Kalıcı ateşkesin fiilen garantörleri Türkiye ve Rusya
Türkiye ve Rusya savaşan tarafların fiilen garantörü konumuna gelerek ateşkes ile sahada gerçeklikler yaratmışlardır. Bu şekilde Türkiye'nin uluslararası alanda karşı cephesinde mücadele eden Fransa ve Birleşik Arap Emirlikleri (BAE) Libya'da saf dışı bırakılmıştır. Rusya'nın Türkiye'nin lehine olan bu gelişmeye katkı sağlaması Türkiye ile Libya konusunda müşterek hedef ve beklentilere işaret ediyor olabilir.

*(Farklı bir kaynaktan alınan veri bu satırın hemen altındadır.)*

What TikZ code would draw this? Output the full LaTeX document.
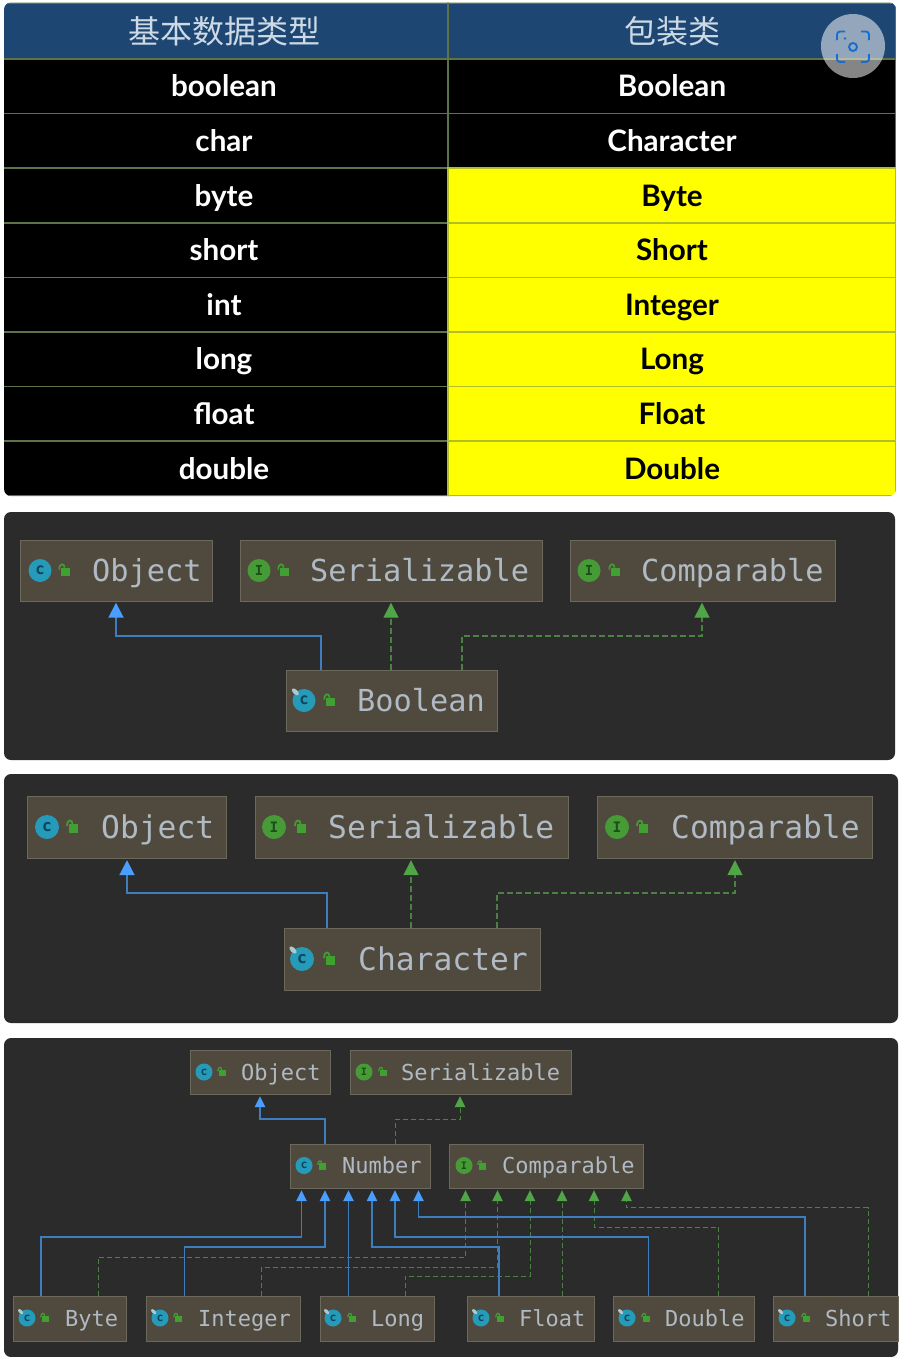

Yine aynı şekilde her iki ülkenin askeri maliyetlerden dolayı Libya iç savaşına yönelik daha fazla angaje olmama eğiliminde oldukları tahmin edilebilir. Rusya'nın Türkiye'den muhtemel beklentisi Hafter'in taleplerine yönelik makul ölçüde tavizkar olmaya ikna ettirmesi yönündedir; diğer taraftan Türkiye'nin Rusya'dan talebi ise Hafter'i Doğu Akdeniz bölgesinde Türkiye Libya Münhasır Ekonomik Bölge (MEB) anlaşmasını kabul etmesi hususunda ikna etmesi düşünülebilir.
Türkiye'nin son aylarda UMH lehine Libya'da attığı askeri ve siyasi adımlar ile UMH'nin gerekli tedbirleri almasına yardımcı olarak Hafter'i askeri manada durdurmuş ve Hafter lehine bir oldubittiye izin vermemiştir. Böylelikle askeri çözümü tercih eden Hafter fiilen olsa da ateşkes görüşmelerini kabul etmiştir. Libya'da kontrollü bir askeri çatışmayı tercih eden Rusya daha kapsamlı askeri angajmanda bulunmama adına Hafter'i ateşkes konusunda şimdilik ikna edebilmiştir.
Suriye'de olduğu gibi Libya'da da karşı karşıya gelen Türkiye ve Rusya bölge ötesi müşterek çıkarları gerçeğinden yola çıkarak Libya'da da kendi milli çıkarları doğrultusunda çatışan tarafları ateşkese ikna edebilmiştir. Çok kısa zamanda İstanbul ve Moskova'da Cumhurbaşkanı Erdoğan ve Rusya Devlet Başkanı Putin tarafından sağlanan ateşkes uluslararası kamuoyunda takdir edilmiş ve Berlin Konferansı'nda siyasi çözüme odaklı bir yol haritasının çıkmasını sağlamıştır.
Lakin Berlin Konferansı'nın yegane hedefi siyasi çözümün adresi olarak BM'nin gösterilmesidir. Türkiye BM Güvenlik Konseyi üyesi olmadığından, BM mekanizmaları Libya'da siyasi süreci baskın bir şekilde domine edebilecektir. Bu durum ise Hafter'i orantısız şekilde güçlü kılıp UMH'nin –ve Türkiye'nin– elini zayıflatabilir dolayısıyla böyle bir beklenti ve talebi olumlu değerlendirmek mümkün değildir. Mümkün mertebe Rusya ile birlikte Libya sahasında gerçeklikler yaratılıp Rusya aracılığı ile doğrudan BM Güvenlik Konseyi ile istişareli çözümler üretilmelidir. Böylelikle BM'nin siyasi tavizlere mahal veren, hantal ve adalet anlayışından uzak kurum ve mekanizmaları bypass edilebilir.